AbstractThis is a work about identity and belonging in Vienna between 1861 and 1938. It engages with one of the great debates in Austrian history, concerning the nature, aims, depth and extent of radical German nationalist feeling that existed in the city in the period down to 1938. In particular, it addresses the level of support that existed among radical groups on the Right in favour of the joining of Austria and Germany into one country. This aim was known in German as Anschluss, which translates as union, and many, often small, political parties put it at the top of their priorities.1 This aim of joining all Germans together was also known as the Pan-German policy, as it was theoretically based on bringing together all Germans in one country, regardless of the state in which they then lived. The main focal points for early Pan-German efforts, however, were the lands which were to be brought together as the German Empire in 1871 and the German-speaking parts of the Habsburg Empire. After the First World War, Germany and Austria were the main, if not only, points of attention. Switzerland and its German-speaking population received little Pan-German attention, perhaps because of the long independence of Switzerland outside of the Holy Roman Empire.2 In examining radical German nationalism in Vienna over this period, much of the historiography has rested on an assumption that German nationalist sentiment was expressed in support for such an Anschluss? In this view, the outburst of pro-Anschluss enthusiasm in 1938 in Vienna - and elsewhere in Austria - was therefore a genuine and long-held expression of support for a German nationalist position. Yet throughout the period there was much disagreement about how, or even whether, Anschluss should be achieved, what kind of German state it would be desirable to join and what role Austrians - and Austria - should play within this state.

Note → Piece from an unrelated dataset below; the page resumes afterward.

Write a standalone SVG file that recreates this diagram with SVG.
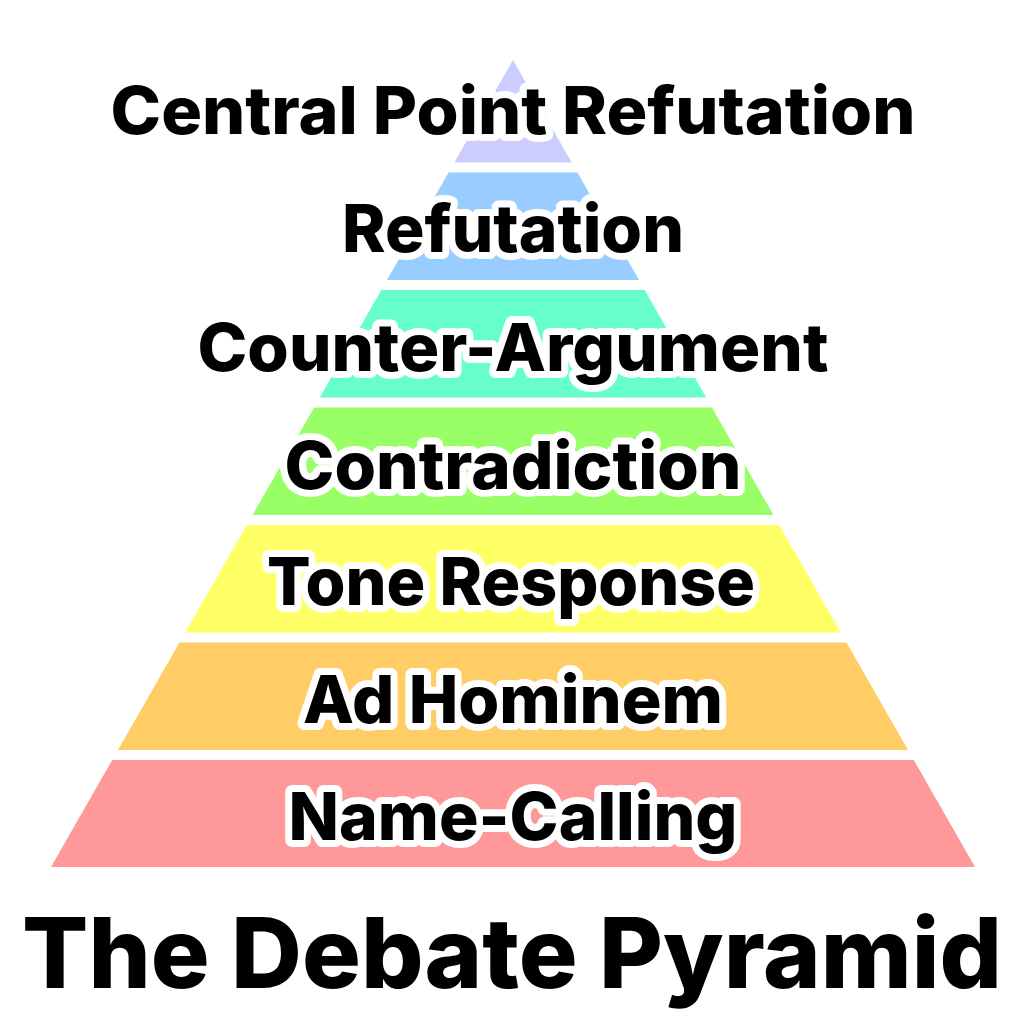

There was also much disagreement over many decades about what it meant to be German, and who should belong as a German. In terms of this debate, the essence of the Germany that was on offer in 1938 presented a radical solution that can be expressed in three brief sentences. All Germans should be brought together in one state. A German was ethnically defined. A Jew was not a German.If they are taken at face value, the crowds that gathered in Vienna to greet the arrival of Hitler shortly after the Anschluss suggest that the Viennese did support these three elements of the radical vision being put forward in 1938. The size of the crowds suggests the extent of German nationalist feeling. The passion on display suggests that these people were willing supporters of the Anschluss, gladly surrendering the independence of Austria. More than this, however, these people must have understood the essence of the German state to which Austria was being joined. The anti-Jewish violence that swept the country as these crowds gathered suggests that, for these participants at least, this was an enthusiastic endorsement of a racial, antisemitic, exclusionary vision of what it meant to be German.4 Again, taken at face value, the members of these crowds seem confident that they belonged, that they were not excluded, and that they were part of the new order.5 Yet, as there had been so much debate in Vienna over these very ideas over many years, whether the support that these crowds appeared to show for Anschluss was widespread among the population in general, even on the Right, must be questioned. The purpose of this work is therefore to address two key questions. First, by 1938, had support for a radical, exclusionary German nationalism become deeply embedded in the political and social life of Vienna?
Second, was Anschluss the fulfilment of the visions that those with radical, exclusionary, definitions of being German had been supporting in the lead-up to 1938? In order to understand whether these scenes were a momentary outburst, or the expression of a whole-hearted endorsement of this particular realisation of Anschluss, the work therefore focuses on competing, and yet at times overlapping, visions that evolved in Vienna of what it should mean to be German. In particular, this work focuses on those defined here as the radical Right, who promoted visions of being German which were predominantly based on the idea that an attributed ethnic origin could exclude someone from being German. The work aims to show how deeply these visions had penetrated Viennese thinking, who was promoting them and what they meant.